Biliyer kanal tıkanıklığı. Taşlar, pankreas patolojisi (ör. kitle), veya striktür nedeniyle oluşan biliyer kanal darlığında ana safra kanalı 6-7 mm’den daha geniş olarak ölçülür. Sonografik olarak ana safra kanalı ana portal tiriadda, anteriorunda ana portal venin seyrini takip eden, anekoik tübüler bir yapı olarak görülür.
Varyantlar ve taklitler. Birçok anatomik varyant tariflenebilir. İndentasyonlar lümende septasyonlara neden olabilir ve taşla karıştırılabilir. Septasyolarda gölgelenme genellikle oluşmaz. Safra kesesi katlantısı Firik şapkası olarak adlandırılır.
Biliyer polipler taşla karıştırılabilir fakat pozisyonla yer değiştirmemesi ayırt edici özelliğidir.
Hepatik kistler safra kesesi ile karıştırılabilir. Hepatik kistler daha keskin sınırlara sahiptir. İnternal ekoları yoktur ve artmış posterior akustik belirginleşmeleri vardır.
Hatırlatma ve Tuzaklar
Bazı son hatırlatma ve tuzaklar şunlardır:
- Safra kesesi hareketli bir organdır; hasta ve/veya probun pozisyonunu değiştirmeyi unutmayın.
- Tüm organı hem longitudinal hem de transvers planlarda tarayarak safra taşlarını polip ve septasyon veya katlantılarda ayırın.
- Biliyer muayene esnasında damarsal yapılarla damarsal olmayan yapıları ayırt etmek için renkli Doppler kullanın.
- Ultrasonografi bulguları klinikle örtüştürülmelidir; akut kolesistit düşündüren bulgular (ör. safra taşı veya kalınlaşmış duvar) hasta olmayan kişilerde de görülebilir.
- Yaşlılarda veya kolesistektomi olmuş hastalarda patoloji yokluğunda da ana safra kanalı genişlemiş olabilir.
- Safra kesesinin anterior duvarını ölçün. Akustik artma veya barsak gazı kaynaklı artefakt nedeniyle posterior duvarı yapay olarak daha kalın görülebilir.
Sonuç
Akut kolesistitin tespiti amacıyla yatak başı biliyer ultrasonografi acil hekimlerince başarı ile uygulanabilir. Yatak başı ultrasonografi her zaman klinik hikaye doğrultusunda kullanılmalıdır.
Çevirenin Notu
Hepatobiliyer ultrasonografi hepimizin iyi bildiği ve uyguladığı temel ultrasonografi becerilerindendir. ACEP’in bu kılavuzu ile yakından tanıdığımız bu konuyu bir kez daha hatırlamış olduk.

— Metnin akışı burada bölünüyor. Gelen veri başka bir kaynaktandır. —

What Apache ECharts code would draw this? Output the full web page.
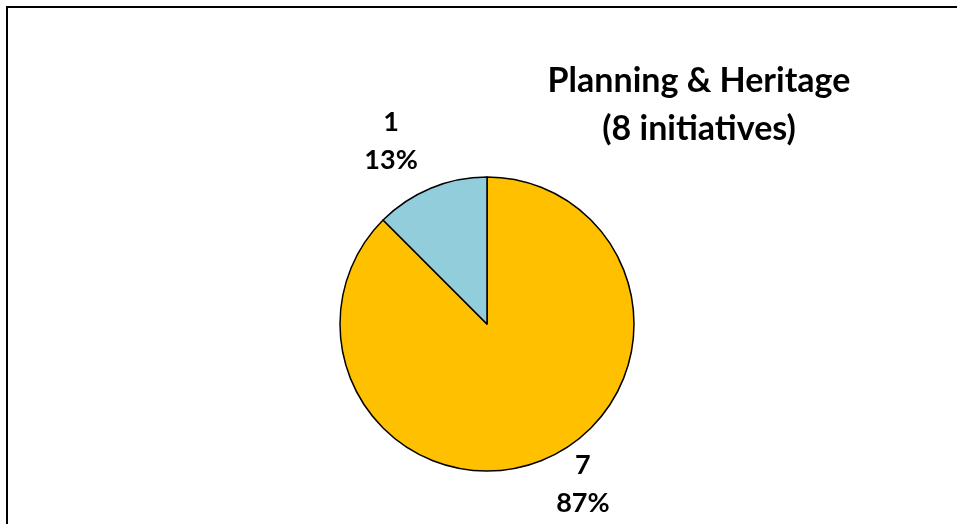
<!DOCTYPE html>
<html>
<head>
<meta charset="utf-8">
<script src="https://cdn.jsdelivr.net/npm/echarts@6/dist/echarts.min.js"></script>
<style>
  html, body { margin: 0; padding: 0; background: #fff; }
  #chart { width: 957px; height: 524px; }
</style>
</head>
<body>
<div id="chart"></div>
<script>
// data
var names = ['Yes', 'No'];
var values = [7, 1];
var percentLabels = ['87%', '13%'];
var colors = ['#FFC000', '#92CDDC'];
var titleText = 'Planning & Heritage\n(8 initiatives)';

var chart = echarts.init(document.getElementById('chart'));

var pieData = names.map(function (n, i) {
  return { name: n, value: values[i], itemStyle: { color: colors[i] } };
});

chart.setOption({
  animation: false,
  title: {
    text: titleText,
    left: 694,
    top: 52,
    textAlign: 'center',
    textStyle: {
      fontFamily: 'Lato',
      fontWeight: 'bold',
      fontSize: 34,
      lineHeight: 48,
      color: '#000'
    }
  },
  graphic: [{
    type: 'rect',
    shape: { x: 7, y: 7, width: 1000, height: 600 },
    style: { fill: 'none', stroke: '#000', lineWidth: 2 },
    silent: true
  }],
  series: [{
    type: 'pie',
    center: [487, 324],
    radius: 147,
    startAngle: 90,
    clockwise: true,
    data: pieData,
    itemStyle: { borderColor: '#000', borderWidth: 1.5 },
    label: {
      show: true,
      position: 'outside',
      formatter: function (p) {
        return p.value + '\n' + percentLabels[p.dataIndex];
      },
      fontFamily: 'Lato',
      fontWeight: 'bold',
      fontSize: 27,
      lineHeight: 38,
      color: '#000',
      align: 'center'
    },
    labelLine: { show: false, length: 20, length2: 0 },
    labelLayout: function (p) {
      return p.dataIndex === 1
        ? { align: 'center', dx: -27, dy: -28 }
        : { align: 'center', dx: 27, dy: 6 };
    },
    emphasis: { disabled: true }
  }]
});
</script>
</body>
</html>
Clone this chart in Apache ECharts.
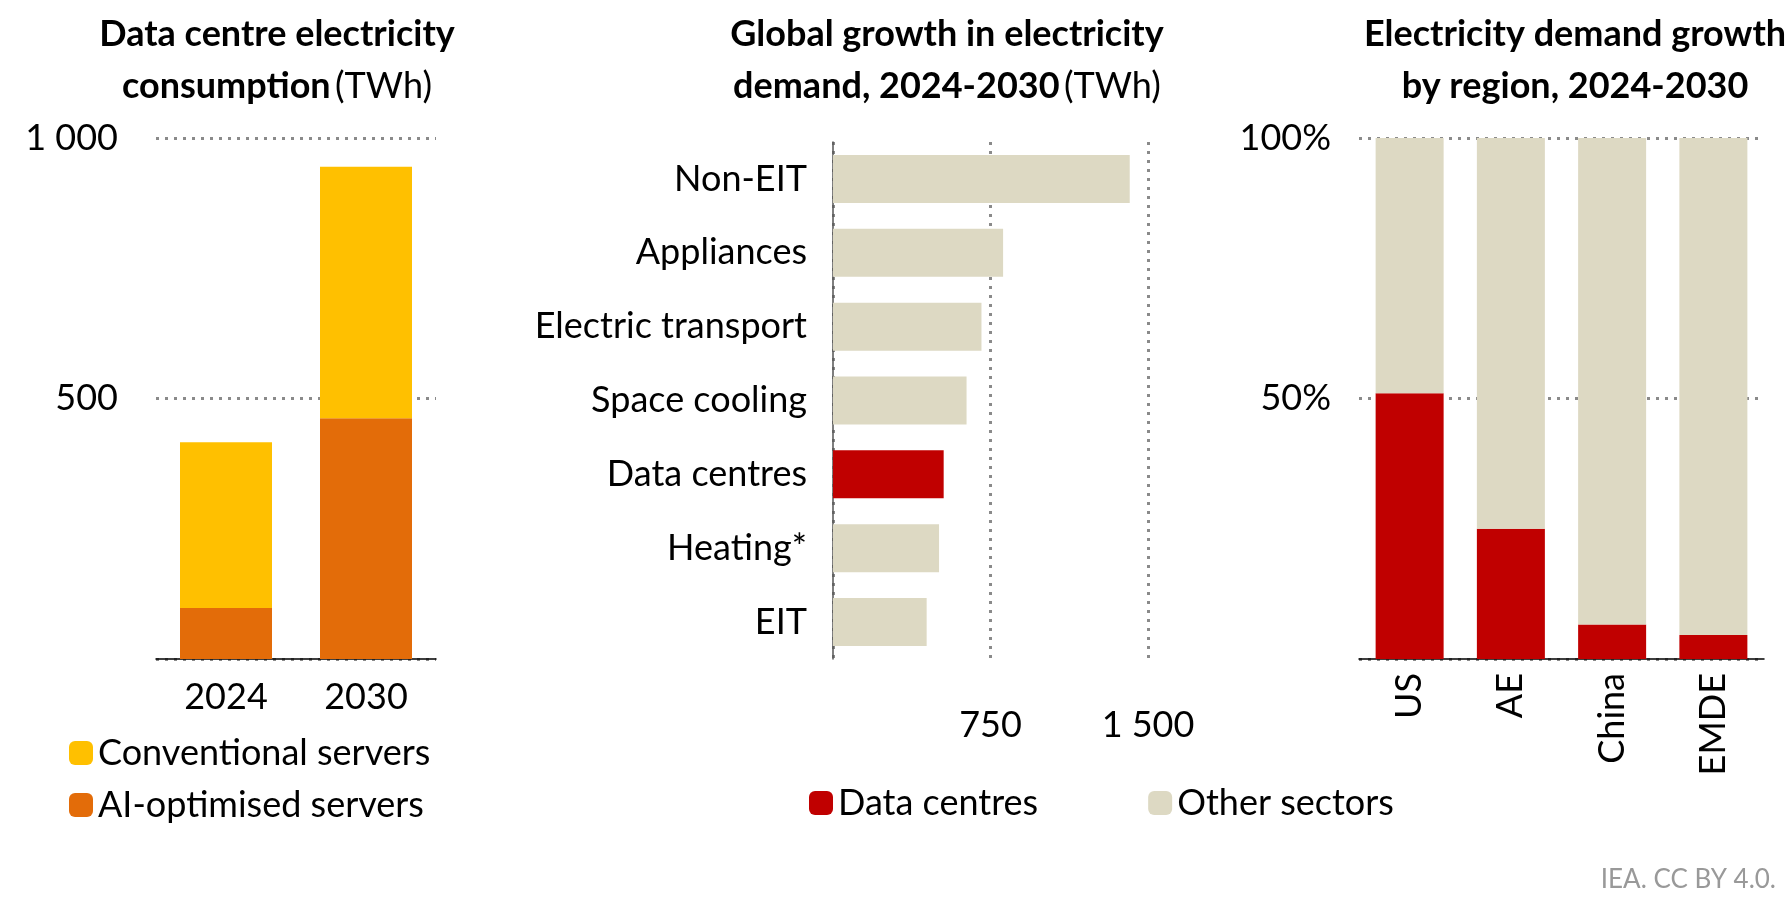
<!DOCTYPE html>
<html>
<head>
<meta charset="utf-8">
<script src="https://cdn.jsdelivr.net/npm/echarts@6/dist/echarts.min.js"></script>
<style>html,body{margin:0;padding:0;background:#fff}#main{width:1791px;height:910px}</style>
</head>
<body>
<div id="main"></div>
<script>
// left panel: data centre consumption (TWh)
var years = ['2024', '2030'];
var aiServers = [98, 462];
var convServers = [318, 483];
// middle panel: growth 2024-2030 (TWh)
var sectors = ['EIT', 'Heating*', 'Data centres', 'Space cooling', 'Electric transport', 'Appliances', 'Non-EIT'];
var sectorGrowth = [446, 505, 527, 636, 707, 810, 1413];
// right panel: share of demand growth (%)
var regions = ['US', 'AE', 'China', 'EMDE'];
var dcShare = [51, 25, 6.6, 4.6];

var FONT = 'Lato';
var FS = 36;
var RED = '#c00000', BEIGE = '#ddd9c3', ORANGE = '#e36c09', YELLOW = '#ffc000';
function fmt(v){ return String(v).replace(/\B(?=(\d{3})+(?!\d))/g, ' '); }
var dotted = {show: true, lineStyle: {color: '#8a8a8a', type: [3, 6], width: 3}};
var rich = {
    b: {fontFamily: FONT, fontWeight: 'bold', fontSize: 36, color: '#000', lineHeight: 52},
    n: {fontFamily: FONT, fontWeight: 'normal', fontSize: 36, color: '#000', lineHeight: 52}
};

var chart = echarts.init(document.getElementById('main'));
chart.setOption({
    textStyle: {fontFamily: FONT},
    title: [
        {text: '{b|Data centre electricity}\n{b|consumption} {n|(TWh)}', left: 272, top: 3, textAlign: 'center', textStyle: {rich: rich}},
        {text: '{b|Global growth in electricity}\n{b|demand, 2024-2030} {n|(TWh)}', left: 942, top: 3, textAlign: 'center', textStyle: {rich: rich}},
        {text: '{b|Electricity demand growth}\n{b|by region, 2024-2030}', left: 1570, top: 3, textAlign: 'center', textStyle: {rich: rich}},
        {text: 'IEA. CC BY 4.0.', right: 10, top: 862, textStyle: {fontFamily: FONT, fontSize: 26, color: '#999', fontWeight: 'normal'}}
    ],
    legend: [
        {data: ['Conventional servers', 'AI-optimised servers'], orient: 'vertical', left: 64, top: 730, itemWidth: 24, itemHeight: 24, itemGap: 16,
         textStyle: {fontFamily: FONT, fontSize: FS, color: '#000'}},
        {data: ['Data centres', 'Other sectors'], left: 804, top: 780, itemWidth: 24, itemHeight: 24, itemGap: 110,
         textStyle: {fontFamily: FONT, fontSize: FS, color: '#000'}}
    ],
    grid: [
        {left: 156, width: 280, top: 138, height: 521},
        {left: 833, width: 315, top: 142, height: 517},
        {left: 1359, width: 405, top: 138, height: 521}
    ],
    xAxis: [
        {gridIndex: 0, type: 'category', data: years, axisTick: {show: false},
         axisLine: {lineStyle: {color: '#000', width: 1.5}}, axisLabel: {fontSize: FS, color: '#000', margin: 20, fontFamily: FONT}},
        {gridIndex: 1, type: 'value', min: 0, max: 1500, interval: 750, splitLine: dotted,
         axisLabel: {fontSize: FS, color: '#000', margin: 48, fontFamily: FONT, formatter: function(v){ return v === 0 ? '' : fmt(v); }}},
        {gridIndex: 2, type: 'category', data: regions, axisTick: {show: false},
         axisLine: {lineStyle: {color: '#000', width: 1.5}}, axisLabel: {fontSize: FS, color: '#000', rotate: 90, margin: 14, fontFamily: FONT}}
    ],
    yAxis: [
        {gridIndex: 0, type: 'value', min: 0, max: 1000, interval: 500, splitLine: dotted, axisLine: {show: false},
         axisLabel: {fontSize: FS, color: '#000', margin: 38, fontFamily: FONT, formatter: function(v){ return v === 0 ? '' : fmt(v); }}},
        {gridIndex: 1, type: 'category', data: sectors, axisTick: {show: false},
         axisLine: {show: true, lineStyle: {color: '#555', width: 1.5}}, axisLabel: {fontSize: FS, color: '#000', margin: 26, fontFamily: FONT}},
        {gridIndex: 2, type: 'value', min: 0, max: 100, interval: 50, splitLine: dotted, axisLine: {show: false},
         axisLabel: {fontSize: FS, color: '#000', margin: 28, fontFamily: FONT, formatter: function(v){ return v === 0 ? '' : v + '%'; }}}
    ],
    series: [
        {name: 'AI-optimised servers', type: 'bar', stack: 'dc', xAxisIndex: 0, yAxisIndex: 0, data: aiServers, barWidth: 92, itemStyle: {color: ORANGE}},
        {name: 'Conventional servers', type: 'bar', stack: 'dc', xAxisIndex: 0, yAxisIndex: 0, data: convServers, barWidth: 92, itemStyle: {color: YELLOW}},
        {name: 'Other sectors', type: 'bar', xAxisIndex: 1, yAxisIndex: 1, barWidth: 48,
         data: sectorGrowth.map(function(v, i){ return {value: v, itemStyle: {color: sectors[i] === 'Data centres' ? RED : BEIGE}}; }),
         itemStyle: {color: BEIGE}},
        {name: 'Data centres', type: 'bar', stack: 'r', xAxisIndex: 2, yAxisIndex: 2, data: dcShare, barWidth: 68, itemStyle: {color: RED}},
        {name: 'Other', type: 'bar', stack: 'r', xAxisIndex: 2, yAxisIndex: 2, barWidth: 68, itemStyle: {color: BEIGE},
         data: dcShare.map(function(v){ return 100 - v; })}
    ]
});
</script>
</body>
</html>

Yazıda geçen 10×5 cm boyutlar safra kesesi için patolojiktir. Bir cümlede sanki bu boyutlar normalmiş gibi algılanabilecek bir ifade kullanılmış fakat 10×5 cm boyutları safra kesesinde hidrops olduğunu gösterir.
Not: Yazı ve resimler ACEP’in yayınladığı Yatakbaşı Biliyer Ultrasonografi yazısının çevirisidir.